If you are only interested in the \$K\$ most frequent elements, then you only need to maintain a list of size \$K\$. You can do that if you make sure the key and counter are stored in the map, not in the list, and only use the list to maintain references to map entries sorted by the counter value:

using fast_map = …;

struct item {
    const T val;
    std::size_t count{};
    std::list<fast_map<T, item>::iterator>::iterator it;
};

fast_map<T, item> items;
std::list<fast_map<T, item>::iterator> by_count;

Despite the seemingly circular type definition this compiles. You can use by_count.end() as the value of it for those items that are not part of the list.

You could also avoid the separate std::list entirely if you make item part of an intrusive list, like for example using Boost.Intrusive, although this could end up using more memory if \$N\$ is much larger than \$K\$.

Don't use increment/decrement operators on variables used multiple times in one statement

This is confusing, UB before C++17, and unspecified since C++17 (see order of evaluation):

auto list_it = items.end();
by_value.emplace(list_it->val, --list_it);

Just move the decrement to its own line. Alternatively, you could reverse the order of the list so you can use items.begin() and not have to modify that.

Does not compile if T is small and not copyable

You are storing T twice by value if its size is equal to or smaller than a reference. However, it is possible to make a small type that is not copyable. You could check for this and use a std::reference_wrapper for uncopyable types regardless of their size.

Complexity

The insert() function operates in O(1) time, confirmed by varying the number of iterations of the test program's loop between 100,000 and 100,000,000.

That's the average-case complexity, but not the worst-case complexity.

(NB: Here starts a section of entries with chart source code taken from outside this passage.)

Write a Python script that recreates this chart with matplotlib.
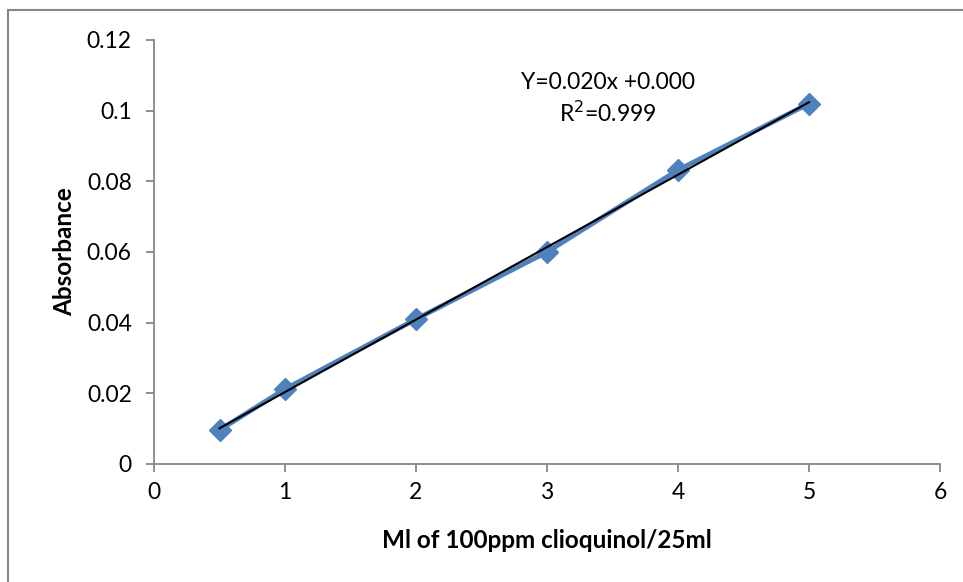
import numpy as np
import matplotlib
matplotlib.use("Agg")
import matplotlib.pyplot as plt
from matplotlib.patches import Rectangle

x_vals = [0.5, 1, 2, 3, 4, 5]
absorbance = [0.0096, 0.0212, 0.041, 0.060, 0.0832, 0.102]
x_ticks = [0, 1, 2, 3, 4, 5, 6]
y_ticks = [0, 0.02, 0.04, 0.06, 0.08, 0.1, 0.12]
y_tick_labels = ["0", "0.02", "0.04", "0.06", "0.08", "0.1", "0.12"]

plt.rcParams['font.family'] = ['Lato', 'DejaVu Sans']

fig = plt.figure(figsize=(9.63, 5.82), dpi=100)
fig.patches.append(Rectangle((8/963, -0.1), 1.2, (582-10)/582 + 0.1, transform=fig.transFigure,
                             fill=False, edgecolor='#878787', linewidth=1.5))
ax = fig.add_axes([154/963, 118/582, (940-154)/963, (464-40)/582])

ax.plot(x_vals, absorbance, color='#4F81BD', linewidth=3.5, marker='D', markersize=11,
        markerfacecolor='#4F81BD', markeredgecolor='#4F81BD', zorder=2)
coef = np.polyfit(x_vals, absorbance, 1)
xf = np.array([x_vals[0], x_vals[-1]])
ax.plot(xf, np.polyval(coef, xf), color='black', linewidth=1.5, zorder=3)

ax.set_xlim(0, 6)
ax.set_ylim(0, 0.12)
ax.set_xticks(x_ticks)
ax.set_yticks(y_ticks)
ax.set_yticklabels(y_tick_labels)
for s in ['top', 'right']:
    ax.spines[s].set_visible(False)
for s in ['left', 'bottom']:
    ax.spines[s].set_color('#868686')
    ax.spines[s].set_linewidth(1.3)
ax.tick_params(axis='both', colors='#868686', labelcolor='black', labelsize=16.5,
               length=6, width=1.3, direction='out')
ax.tick_params(axis='y', pad=10)
ax.tick_params(axis='x', pad=7)

ax.set_xlabel('Ml of 100ppm clioquinol/25ml', fontsize=17.5, fontweight='bold', labelpad=19)
ax.set_ylabel('Absorbance', fontsize=17.5, fontweight='bold', labelpad=8)

ax.text(3.466, 0.108, 'Y=0.020x +0.000', ha='center', va='center', fontsize=16.5)
ax.text(3.466, 0.0993, 'R$^2$=0.999', ha='center', va='center', fontsize=16.5)

fig.savefig('out.png', dpi=100)
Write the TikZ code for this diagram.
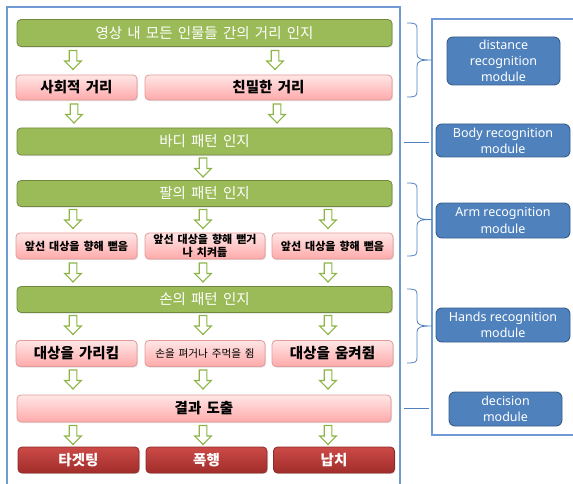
\documentclass[tikz,border=0pt]{standalone}
\usepackage{fontspec}
\setmainfont[WordSpace=1.6]{Noto Sans CJK KR}
\newfontfamily\latinf{Noto Sans}
\usetikzlibrary{shadows}
\definecolor{ogreen}{HTML}{9BBB59}
\definecolor{ogreenb}{HTML}{71893F}
\definecolor{pinktop}{HTML}{FFE6E6}
\definecolor{pinkbot}{HTML}{FFAAAA}
\definecolor{pinkb}{HTML}{E39A98}
\definecolor{redtop}{HTML}{CB4A47}
\definecolor{redbot}{HTML}{A12D2A}
\definecolor{redb}{HTML}{8C2A28}
\definecolor{oblue}{HTML}{4F81BD}
\definecolor{obluebd}{HTML}{385D8A}
\definecolor{frameblue}{HTML}{6F9AD3}
\definecolor{arrgreen}{HTML}{8DB446}
\tikzset{
  boxbase/.style={rectangle, rounded corners=4pt, inner sep=0pt, align=center,
    drop shadow={shadow xshift=1pt, shadow yshift=-1.2pt, opacity=0.25}},
  greenbox/.style={boxbase, fill=ogreen, draw=ogreenb, line width=0.8pt, text=white,
    font=\fontsize{14.5}{16}\selectfont, minimum width=375pt, minimum height=27pt},
  pinkbox/.style={boxbase, top color=pinktop, bottom color=pinkbot, draw=pinkb, line width=0.8pt,
    text=black, font=\bfseries\fontsize{14.5}{16}\selectfont, minimum height=26pt},
  redbox/.style={boxbase, top color=redtop, bottom color=redbot, draw=redb, line width=0.8pt,
    text=white, font=\bfseries\fontsize{14.5}{16}\selectfont, minimum width=121pt, minimum height=26pt},
  bluebox/.style={rectangle, rounded corners=6pt, inner sep=0pt, align=center, fill=oblue,
    draw=obluebd, line width=0.9pt, text=white, font=\latinf\fontsize{12.5}{16.3}\selectfont},
  framestyle/.style={draw=frameblue, line width=1.3pt},
  bracestyle/.style={draw=oblue, line width=0.8pt},
  garrstyle/.style={draw=arrgreen, fill=white, line width=1.1pt, line join=miter},
}
\newcommand\garr[2]{%
  \draw[garrstyle] ({#1-3.8},#2) -- ({#1+3.8},#2) -- ({#1+3.8},{#2+10.5}) -- ({#1+8.3},{#2+10.5})
    -- (#1,{#2+19}) -- ({#1-8.3},{#2+10.5}) -- ({#1-3.8},{#2+10.5}) -- cycle;}
\newcommand\modbrace[3]{% x of ends, ytop, ybottom
  \draw[bracestyle] (#1,#2) .. controls ({#1+9},#2) and ({#1+10},{#2+1}) .. ({#1+10},{#2+6})
    -- ({#1+10},{(#2+#3)/2-6}) .. controls ({#1+10},{(#2+#3)/2-1}) and ({#1+14},{(#2+#3)/2}) .. ({#1+25},{(#2+#3)/2})
    ({#1+25},{(#2+#3)/2}) .. controls ({#1+14},{(#2+#3)/2}) and ({#1+10},{(#2+#3)/2+1}) .. ({#1+10},{(#2+#3)/2+6})
    -- ({#1+10},{#3-6}) .. controls ({#1+10},{#3-1}) and ({#1+9},#3) .. (#1,#3);}
\begin{document}
\begin{tikzpicture}[x=1pt, y=-1pt]
\useasboundingbox (0,0) rectangle (573,484);
\clip (0,0) rectangle (573,484);
% frames
\draw[framestyle] (7,495) -- (7,7) -- (400,7) -- (400,495);
\draw[framestyle] (590,19) -- (432,19) -- (432,435) -- (590,435);
% left flow
\node[greenbox] (g1) at (204.5,33) {영상 내 모든 인물들 간의 거리 인지};
\node[pinkbox, minimum width=121pt, minimum height=25pt] (p1) at (76.5,87.5) {사회적 거리};
\node[pinkbox, minimum width=247pt, minimum height=25pt] (p2) at (268.5,87.5) {친밀한 거리};
\node[greenbox] (g2) at (204.5,141.5) {바디 패턴 인지};
\node[greenbox, minimum height=26pt] (g3) at (204.5,193.5) {팔의 패턴 인지};
\node[pinkbox, minimum width=121pt, font=\bfseries\fontsize{11}{12}\selectfont] (a1) at (76.5,246) {앞선 대상을 향해 뻗음};
\node[pinkbox, minimum width=120pt, font=\bfseries\fontsize{11}{12.5}\selectfont] (a2) at (205,246) {앞선 대상을 향해 뻗거\\나 치켜듦};
\node[pinkbox, minimum width=121pt, font=\bfseries\fontsize{11}{12}\selectfont] (a3) at (332.5,246) {앞선 대상을 향해 뻗음};
\node[greenbox, minimum height=26pt] (g4) at (204.5,299.5) {손의 패턴 인지};
\node[pinkbox, minimum width=121pt] (h1) at (76.5,353.5) {대상을 가리킴};
\node[pinkbox, minimum width=120pt, font=\fontsize{10.6}{12}\selectfont] (h2) at (205,353.5) {손을 펴거나 주먹을 쥠};
\node[pinkbox, minimum width=121pt] (h3) at (332.5,353.5) {대상을 움켜쥠};
\node[pinkbox, minimum width=374pt, minimum height=27pt] (r) at (204,408.5) {결과 도출};
\node[redbox] (o1) at (78.5,460) {타겟팅};
\node[redbox] (o2) at (206.5,460) {폭행};
\node[redbox] (o3) at (334,460) {납치};
% arrows
\garr{73}{50.5}\garr{275}{50.5}
\garr{74}{104}\garr{277}{104}
\garr{203}{158}
\foreach \xx in {73,203,328}{\garr{\xx}{209.5}\garr{\xx}{263}\garr{\xx}{315.5}\garr{\xx}{370}\garr{\xx}{425.5}}
% braces and ticks
\modbrace{407}{23}{97}
\draw[bracestyle] (404,142) -- (429,142);
\modbrace{407}{183}{256}
\modbrace{407}{289}{363}
\draw[bracestyle] (404,408) -- (429,408);
% modules
\node[bluebox, minimum width=113pt, minimum height=48pt] (m1) at (503.5,61) {distance\\recognition\\module};
\node[bluebox, minimum width=134pt, minimum height=33pt] (m2) at (503,140.5) {Body recognition\\module};
\node[bluebox, minimum width=134pt, minimum height=35pt] (m3) at (503,220.5) {Arm recognition\\module};
\node[bluebox, minimum width=134pt, minimum height=34pt] (m4) at (503,325) {Hands recognition\\module};
\node[bluebox, minimum width=113pt, minimum height=34pt] (m5) at (505.5,409) {decision\\module};
\end{tikzpicture}
\end{document}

Consider that there is a potential non-\$O(1)\$ operation in insert(), and that's the call to std::ranges::lower_bound(). On a std::list, this is \$O(N)\$. That might happen if all elements in the list so far have the same count, and then another insert happens that would increment the count of one of those existing elements.

You might then think that the amortized complexity of finding the \$K\$ most-frequent elements of a vector is still \$O(N)\$, but I think that might not be the case with a worst-case input. Consider that vector having the values \$1 \dots N/2\$, in that order, repeated twice (possibly reversed the second time). That might up ending \$O(N^2)\$.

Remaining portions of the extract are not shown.